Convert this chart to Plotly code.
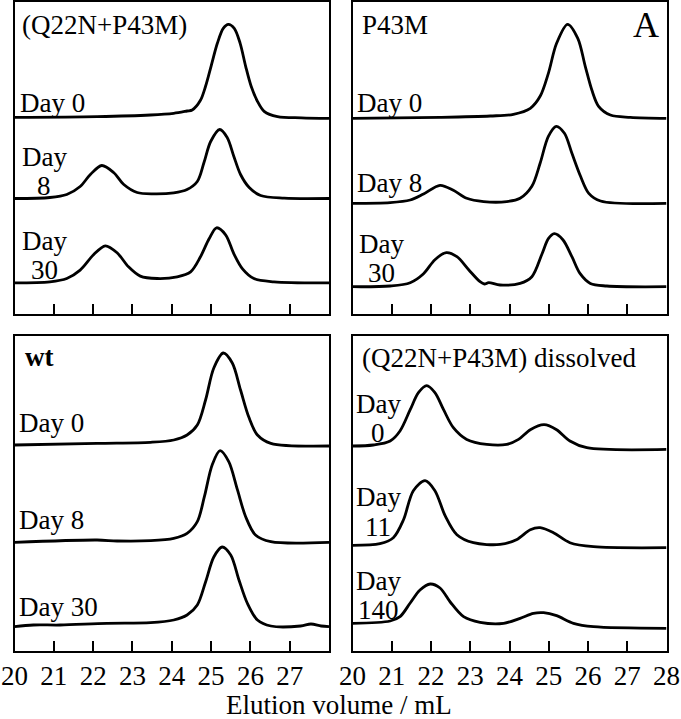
import plotly.graph_objects as go

# ---------------- data (elution volume in mL, absorbance in arbitrary units) ----------------
# Panel 1: (Q22N+P43M)
qp_d0_x = [20.0, 22.1, 23.46, 24.05, 24.39, 24.52, 24.73, 24.86, 25.0, 25.16, 25.31, 25.44, 25.59, 25.74, 25.88, 26.02, 26.18, 26.35, 26.69, 27.3, 28.0]
qp_d0_y = [1.0, 1.7, 3.3, 5.0, 7.3, 8.3, 18, 32, 52, 75, 90, 94, 90, 75, 52, 32, 17, 7, 1.7, 0.5, 0]
qp_d8_x = [20.0, 20.9, 21.33, 21.67, 21.93, 22.22, 22.52, 22.78, 23.12, 23.54, 24.05, 24.39, 24.65, 24.82, 24.99, 25.22, 25.41, 25.58, 25.75, 25.97, 26.26, 26.86, 28.0]
qp_d8_y = [0, 1, 4, 12, 24, 33, 26, 14, 6, 4.7, 5.7, 9, 17, 36, 57, 69, 61, 42, 24, 11, 3, 0.3, 0]
qp_d30_x = [20.0, 20.9, 21.33, 21.67, 22.01, 22.31, 22.61, 22.9, 23.2, 23.63, 24.14, 24.48, 24.73, 24.95, 25.14, 25.37, 25.58, 25.8, 26.09, 26.6, 28.0]
qp_d30_y = [0, 1, 4.3, 12.7, 28, 37, 30, 16, 6.7, 4.3, 6, 11, 26, 44, 55, 48, 29, 14, 4.3, 1, 0]

# Panel 2: P43M
p_d0_x = [20.0, 22.23, 23.51, 24.1, 24.53, 24.78, 24.99, 25.2, 25.48, 25.74, 25.93, 26.1, 26.27, 26.57, 27.08, 28.0]
p_d0_y = [0, 1, 2.3, 4, 10, 22, 45, 75, 94, 80, 52, 28, 12, 3.3, 1, 0]
p_d8_x = [20.0, 20.96, 21.47, 21.81, 22.23, 22.57, 22.91, 23.34, 23.93, 24.27, 24.57, 24.78, 24.99, 25.19, 25.4, 25.59, 25.81, 26.02, 26.32, 28.0]
p_d8_y = [0, 0.7, 3.3, 9.3, 18, 13, 5, 1.7, 1.7, 5, 17, 40, 67, 77, 70, 50, 27, 10, 2.3, 0]
p_d30_x = [20.0, 20.96, 21.47, 21.81, 22.1, 22.39, 22.66, 22.96, 23.25, 23.36, 23.47, 23.76, 24.27, 24.57, 24.83, 24.99, 25.14, 25.36, 25.59, 25.8, 26.06, 26.48, 28.0]
p_d30_y = [0, 0.7, 4, 13, 27, 34, 30, 17, 5, 2.7, 4, 1.7, 3.3, 10, 33, 48, 53, 47, 30, 13, 3.3, 0.7, 0]

# Panel 3: wt
wt_d0_x = [20.0, 22.1, 23.46, 24.05, 24.39, 24.65, 24.86, 25.07, 25.31, 25.54, 25.75, 25.96, 26.18, 26.52, 28.0]
wt_d0_y = [0, 1.7, 2.7, 5, 10, 20, 45, 77, 92, 82, 55, 28, 10, 1.7, -1]
wt_d8_x = [20.0, 22.1, 22.61, 23.46, 24.05, 24.39, 24.65, 24.83, 25.03, 25.23, 25.45, 25.67, 25.88, 26.13, 26.52, 28.0]
wt_d8_y = [-0.7, 1.7, 0.7, 1, 3.3, 8.3, 20, 45, 77, 91, 80, 52, 25, 6.7, 0, -0.7]
wt_d30_x = [20.0, 20.48, 21.16, 22.35, 23.46, 24.05, 24.39, 24.65, 24.86, 25.07, 25.28, 25.5, 25.71, 25.92, 26.18, 26.52, 27.28, 27.54, 27.8, 28.0]
wt_d30_y = [-0.7, 1, 1, 2.7, 3.3, 6, 11, 21, 44, 69, 79, 71, 46, 23, 6, 0, 0, 2, 0, -0.7]

# Panel 4: (Q22N+P43M) dissolved
qd_d0_x = [20.0, 20.53, 20.96, 21.21, 21.47, 21.68, 21.89, 22.1, 22.32, 22.57, 22.91, 23.42, 23.93, 24.23, 24.53, 24.88, 25.2, 25.54, 25.97, 28.0]
qd_d0_y = [2.7, 3.7, 7.7, 17.7, 39, 56, 63, 56, 39, 21, 9.3, 4.3, 4.3, 9.3, 19, 24, 19, 7.7, 1, -0.7]
qd_d11_x = [20.0, 20.7, 21.04, 21.3, 21.55, 21.85, 22.1, 22.36, 22.66, 23.08, 23.76, 24.19, 24.53, 24.78, 25.12, 25.54, 26.14, 28.0]
qd_d11_y = [1.3, 3, 9, 27, 56, 66, 56, 31, 12, 4, 2.3, 7.3, 17, 19, 14, 4, 0, -1]
qd_d140_x = [20.0, 20.96, 21.21, 21.47, 21.72, 21.98, 22.23, 22.49, 22.83, 23.25, 23.85, 24.27, 24.61, 24.87, 25.2, 25.63, 26.14, 28.0]
qd_d140_y = [1.7, 4, 8.3, 22, 35, 41, 37, 23, 8.3, 2.7, 1.7, 6.7, 11.7, 12.3, 9.3, 1.7, -1.7, -3.3]

panel_titles = ["(Q22N+P43M)", "P43M", "<b>wt</b>", "(Q22N+P43M) dissolved"]
left_ticks = [20, 21, 22, 23, 24, 25, 26, 27]
right_ticks = [20, 21, 22, 23, 24, 25, 26, 27, 28]
x_title = "Elution volume / mL"
panel_letter = "A"

# ---------------- layout ----------------
W, HGT = 681, 719
FONT = "Liberation Serif, Times New Roman, serif"
FS = 27


def px(x):
    return x / W


def py(y):
    return 1 - y / HGT


# panel pixel boxes: (x0, x1, y_top, y_bottom)
boxes = [
    (14.5, 329.0, 1.5, 314.0),
    (352.5, 666.5, 1.5, 314.0),
    (14.5, 329.0, 335.5, 650.5),
    (352.5, 666.5, 335.5, 650.5),
]
# stacking offsets (baseline pixel rows) for the three traces of each panel
stack = [
    (118.3, 198.5, 282.8),
    (118.3, 203.3, 286.7),
    (445.0, 541.7, 626.0),
    (448.7, 546.7, 625.0),
]
series = [
    [(qp_d0_x, qp_d0_y), (qp_d8_x, qp_d8_y), (qp_d30_x, qp_d30_y)],
    [(p_d0_x, p_d0_y), (p_d8_x, p_d8_y), (p_d30_x, p_d30_y)],
    [(wt_d0_x, wt_d0_y), (wt_d8_x, wt_d8_y), (wt_d30_x, wt_d30_y)],
    [(qd_d0_x, qd_d0_y), (qd_d11_x, qd_d11_y), (qd_d140_x, qd_d140_y)],
]

fig = go.Figure()
for i in range(4):
    xa = "x" if i == 0 else f"x{i+1}"
    ya = "y" if i == 0 else f"y{i+1}"
    for (xs, ys), base in zip(series[i], stack[i]):
        fig.add_trace(go.Scatter(
            x=xs, y=[-base + v for v in ys], xaxis=xa, yaxis=ya,
            mode="lines", line=dict(color="black", width=2.8, shape="spline", smoothing=0.9),
            showlegend=False, hoverinfo="skip"))

    x0, x1, yt, yb = boxes[i]
    xkey = "xaxis" if i == 0 else f"xaxis{i+1}"
    ykey = "yaxis" if i == 0 else f"yaxis{i+1}"
    ticks = left_ticks if i in (0, 2) else right_ticks
    fig.layout[xkey] = dict(
        domain=[px(x0), px(x1)], range=[20, 28], anchor=ya,
        showline=True, mirror=True, linecolor="black", linewidth=2,
        ticks="inside", ticklen=10, tickwidth=1.6, tickcolor="black",
        tickvals=ticks, ticktext=[str(t) for t in ticks],
        showticklabels=(i >= 2), showgrid=False, zeroline=False,
        tickfont=dict(family=FONT, size=FS, color="black"),
    )
    fig.layout[ykey] = dict(
        domain=[py(yb), py(yt)], range=[-yb, -yt], anchor=xa,
        showline=True, mirror=True, linecolor="black", linewidth=2,
        ticks="", showticklabels=False, showgrid=False, zeroline=False,
    )

annots = []


def txt(t, x, y, xanchor="left", size=FS):
    annots.append(dict(text=t, x=px(x), y=py(y), xref="paper", yref="paper",
                       xanchor=xanchor, yanchor="middle", showarrow=False,
                       font=dict(family=FONT, size=size, color="black")))


# panel titles
txt(panel_titles[0], 20, 25)
txt(panel_titles[1], 360, 25)
txt(panel_titles[2], 23, 357)
txt(panel_titles[3], 360, 358)
txt(panel_letter, 645.5, 25, xanchor="center", size=36)

# day labels
txt("Day 0", 18, 103)
txt("Day", 44, 157, "center"); txt("8", 44, 186, "center")
txt("Day", 44, 241, "center"); txt("30", 44, 270, "center")

txt("Day 0", 355, 103)
txt("Day 8", 355, 183)
txt("Day", 381, 244, "center"); txt("30", 381, 273, "center")

txt("Day 0", 17, 423)
txt("Day 8", 17, 520)
txt("Day 30", 17, 607)

txt("Day", 378, 404, "center"); txt("0", 378, 433, "center")
txt("Day", 378, 497, "center"); txt("11", 378, 527, "center")
txt("Day", 378, 581, "center"); txt("140", 378, 610, "center")

txt(x_title, 339, 705, "center")

fig.update_layout(
    width=W, height=HGT, margin=dict(l=0, r=0, t=0, b=0, autoexpand=False),
    paper_bgcolor="white", plot_bgcolor="white",
    annotations=annots, showlegend=False,
)

fig.write_html("out.html", config={"displayModeBar": False},
               post_script="document.body.style.margin='0';document.body.style.overflow='hidden';")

====================

*What this task involves*
Skip the pictures, please, and transcribe only the lines from the beginning of the material through the one that contains "3.3, 0.7, 0]".

*Response*
Convert this chart to Plotly code.
import plotly.graph_objects as go

# ---------------- data (elution volume in mL, absorbance in arbitrary units) ----------------
# Panel 1: (Q22N+P43M)
qp_d0_x = [20.0, 22.1, 23.46, 24.05, 24.39, 24.52, 24.73, 24.86, 25.0, 25.16, 25.31, 25.44, 25.59, 25.74, 25.88, 26.02, 26.18, 26.35, 26.69, 27.3, 28.0]
qp_d0_y = [1.0, 1.7, 3.3, 5.0, 7.3, 8.3, 18, 32, 52, 75, 90, 94, 90, 75, 52, 32, 17, 7, 1.7, 0.5, 0]
qp_d8_x = [20.0, 20.9, 21.33, 21.67, 21.93, 22.22, 22.52, 22.78, 23.12, 23.54, 24.05, 24.39, 24.65, 24.82, 24.99, 25.22, 25.41, 25.58, 25.75, 25.97, 26.26, 26.86, 28.0]
qp_d8_y = [0, 1, 4, 12, 24, 33, 26, 14, 6, 4.7, 5.7, 9, 17, 36, 57, 69, 61, 42, 24, 11, 3, 0.3, 0]
qp_d30_x = [20.0, 20.9, 21.33, 21.67, 22.01, 22.31, 22.61, 22.9, 23.2, 23.63, 24.14, 24.48, 24.73, 24.95, 25.14, 25.37, 25.58, 25.8, 26.09, 26.6, 28.0]
qp_d30_y = [0, 1, 4.3, 12.7, 28, 37, 30, 16, 6.7, 4.3, 6, 11, 26, 44, 55, 48, 29, 14, 4.3, 1, 0]

# Panel 2: P43M
p_d0_x = [20.0, 22.23, 23.51, 24.1, 24.53, 24.78, 24.99, 25.2, 25.48, 25.74, 25.93, 26.1, 26.27, 26.57, 27.08, 28.0]
p_d0_y = [0, 1, 2.3, 4, 10, 22, 45, 75, 94, 80, 52, 28, 12, 3.3, 1, 0]
p_d8_x = [20.0, 20.96, 21.47, 21.81, 22.23, 22.57, 22.91, 23.34, 23.93, 24.27, 24.57, 24.78, 24.99, 25.19, 25.4, 25.59, 25.81, 26.02, 26.32, 28.0]
p_d8_y = [0, 0.7, 3.3, 9.3, 18, 13, 5, 1.7, 1.7, 5, 17, 40, 67, 77, 70, 50, 27, 10, 2.3, 0]
p_d30_x = [20.0, 20.96, 21.47, 21.81, 22.1, 22.39, 22.66, 22.96, 23.25, 23.36, 23.47, 23.76, 24.27, 24.57, 24.83, 24.99, 25.14, 25.36, 25.59, 25.8, 26.06, 26.48, 28.0]
p_d30_y = [0, 0.7, 4, 13, 27, 34, 30, 17, 5, 2.7, 4, 1.7, 3.3, 10, 33, 48, 53, 47, 30, 13, 3.3, 0.7, 0]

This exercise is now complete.